What to Think About Now for Aging in Place

There’s no question that Americans are aging. The Population Reference Bureau estimates the number of citizens who are 65 and older will nearly double from some 52 million currently to more than 95 million by 2060—and an aging population will need practical solutions for living safely and independently as seniors. 

Some basic home design features, such as wider doorways, wider hallways and entryways without steps, may be best left to new home builders. But for homeowners with renovation plans in mind, there are a few features well worth considering.

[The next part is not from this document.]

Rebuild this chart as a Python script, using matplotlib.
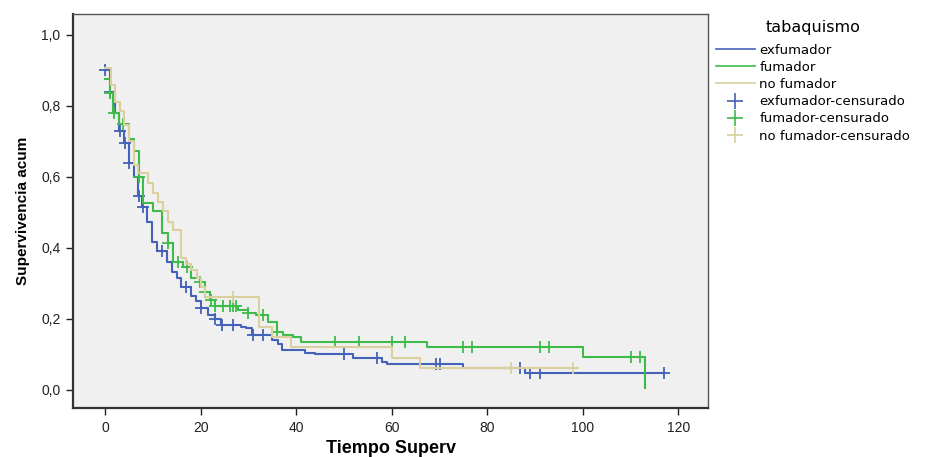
import matplotlib
matplotlib.use("Agg")
import matplotlib.pyplot as plt
from matplotlib.lines import Line2D
import numpy as np

plt.rcParams['font.family'] = ['Liberation Sans', 'DejaVu Sans']

# curvas de Kaplan-Meier (tiempo del salto, supervivencia despues del salto)
ex_t = [0, 1.0, 2.0, 3.0, 4.0, 5.0, 6.0, 7.0, 7.8, 8.7, 9.8, 10.8, 12.9, 14.0, 15.0, 16.0,
        18.0, 19.0, 20.0, 21.5, 23.0, 24.3, 28.5, 29.5, 30.8, 35.0, 36.2, 37.0, 41.8, 44.0,
        52.0, 58.0, 59.0, 75.0, 88.0, 117.0]
ex_s = [0.90, 0.84, 0.78, 0.73, 0.695, 0.64, 0.60, 0.545, 0.515, 0.474, 0.418, 0.39, 0.361,
        0.333, 0.315, 0.29, 0.265, 0.25, 0.23, 0.212, 0.20, 0.183, 0.178, 0.174, 0.155, 0.141,
        0.13, 0.113, 0.105, 0.10, 0.091, 0.08, 0.072, 0.062, 0.047, 0.047]
ex_cens = [0.05, 1.1, 3.1, 4.1, 5.1, 7.1, 7.9, 11.9, 17.0, 20.1, 23.1, 24.4, 26.8, 31.0, 33.0,
           50.0, 57.0, 69.2, 70.1, 86.8, 88.9, 91.0, 117.0]

fu_t = [0, 1.0, 1.7, 3.0, 5.0, 6.0, 7.1, 8.0, 10.1, 11.9, 13.1, 14.3, 16.4, 18.1, 19.9, 20.9,
        22.0, 23.0, 27.8, 29.9, 31.5, 34.2, 36.0, 37.3, 39.4, 41.1, 67.3, 100.0, 113.0]
fu_s = [0.875, 0.836, 0.78, 0.75, 0.706, 0.673, 0.60, 0.526, 0.503, 0.441, 0.413, 0.361,
        0.347, 0.315, 0.305, 0.277, 0.254, 0.235, 0.225, 0.216, 0.21, 0.192, 0.164, 0.155,
        0.148, 0.136, 0.122, 0.094, 0.005]
fu_cens = [1.1, 1.8, 3.8, 7.2, 13.2, 15.3, 17.1, 19.95, 21.0, 22.1, 23.1, 24.7, 26.1, 26.8,
           27.5, 30.0, 33.0, 36.1, 48.1, 53.1, 60.0, 62.8, 75.0, 76.9, 91.0, 93.0, 110.0, 112.0]

no_t = [0, 1.2, 2.1, 3.1, 4.0, 5.0, 6.1, 7.0, 9.1, 10.0, 11.0, 12.1, 13.2, 14.2, 16.0, 17.0,
        18.1, 19.2, 20.0, 20.9, 32.2, 34.9, 39.0, 60.0, 66.0, 99.0]
no_s = [0.906, 0.859, 0.812, 0.786, 0.745, 0.70, 0.634, 0.61, 0.582, 0.554, 0.53, 0.503,
        0.474, 0.45, 0.371, 0.355, 0.338, 0.315, 0.29, 0.263, 0.178, 0.148, 0.12, 0.091,
        0.061, 0.061]
no_cens = [26.8, 85.0, 98.0]

grupos = ['exfumador', 'fumador', 'no fumador']
colores = ['#4462b8', '#3dbb4a', '#d9d09e']
curvas = [(ex_t, ex_s, ex_cens), (fu_t, fu_s, fu_cens), (no_t, no_s, no_cens)]


def surv_at(t, s, x):
    i = np.searchsorted(t, x, side='right') - 1
    return s[max(i, 0)]


fig = plt.figure(figsize=(9.26, 4.57), dpi=100)
ax = fig.add_axes([73 / 926, 1 - 408 / 457, (708 - 73) / 926, (408 - 14) / 457])
ax.set_facecolor('#f0f0f0')

for (t, s, c), col in zip(curvas, colores):
    ax.step(t, s, where='post', color=col, lw=1.5)
    cy = [surv_at(t, s, x) for x in c]
    ax.plot(c, cy, ls='none', marker='+', ms=9, mew=1.3, color=col)

ax.set_xlim(-6.7, 126.2)
ax.set_ylim(-0.051, 1.059)
ax.set_xticks([0, 20, 40, 60, 80, 100, 120])
ax.set_yticks([0, 0.2, 0.4, 0.6, 0.8, 1.0])
ax.set_yticklabels(['0,0', '0,2', '0,4', '0,6', '0,8', '1,0'])
ax.tick_params(direction='out', length=5, width=1, pad=4, labelsize=10, colors='#222222')
for lado in ['left', 'bottom']:
    ax.spines[lado].set_linewidth(1.6)
    ax.spines[lado].set_color('#333333')
for lado in ['top', 'right']:
    ax.spines[lado].set_linewidth(1.0)
    ax.spines[lado].set_color('#555555')

ax.set_xlabel('Tiempo Superv', fontsize=13, fontweight='bold', labelpad=4)
ax.set_ylabel('Supervivencia acum', fontsize=11, fontweight='bold', labelpad=8)

handles = [Line2D([], [], color=col, lw=1.2) for col in colores]
handles += [Line2D([], [], ls='none', marker='+', ms=11, mew=1.2, color=col) for col in colores]
labels = grupos + [g + '-censurado' for g in grupos]
leg = fig.legend(handles, labels, title='tabaquismo', loc='upper left',
                 bbox_to_anchor=(711 / 926, 1 - 15 / 457), frameon=False,
                 prop={'family': 'DejaVu Sans', 'size': 9.5},
                 handlelength=2.9, handletextpad=0.35,
                 labelspacing=0.32, borderaxespad=0)
leg.get_title().set_fontfamily('DejaVu Sans')
leg.get_title().set_fontsize(11.5)
leg._legend_box.sep = 6

fig.savefig('out.png', dpi=100)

  • Lower Countertops – Kitchen countertops that are just three inches lower than the standard 36-inch height allow the wheelchair-bound or seniors with limited mobility to continue participating in meal prep. 
  • Thoughtful Kitchen StorageLower cabinets with pull-out shelves, ‘lazy Susan’ corner cabinets and easy-pull handles offer additional convenience for those with mobility issues.
  • Smart Appliances – Sight sometimes fails as we get older, as well as short-term memory. When choosing appliances, opt for easy-to-read microwave ovens and stoves with automatic shut-off features that ensure they won’t stay on if forgotten. 
  • Bathroom Aids – Practical think-ahead solutions that make aging in place easier include walk-in tubs or showers with seating, hand-held showerheads, comfort-height toilets and grab bars near the toilet and in the shower.
  • NonSlip Floors – Fall-related injuries are commonplace for seniors. While it’s impossible to prevent every fall, you can minimize the risk by installing non-slip flooring choices, such as low-pile carpet, cork and slip-resistant vinyl.
  • Good Lighting – Adequate lighting is critical for seniors. Install bright lighting in hallways and stairs. Outdoors, consider motion-sensor lights that don’t need to be turned on and that will keep the area well-lit at all times.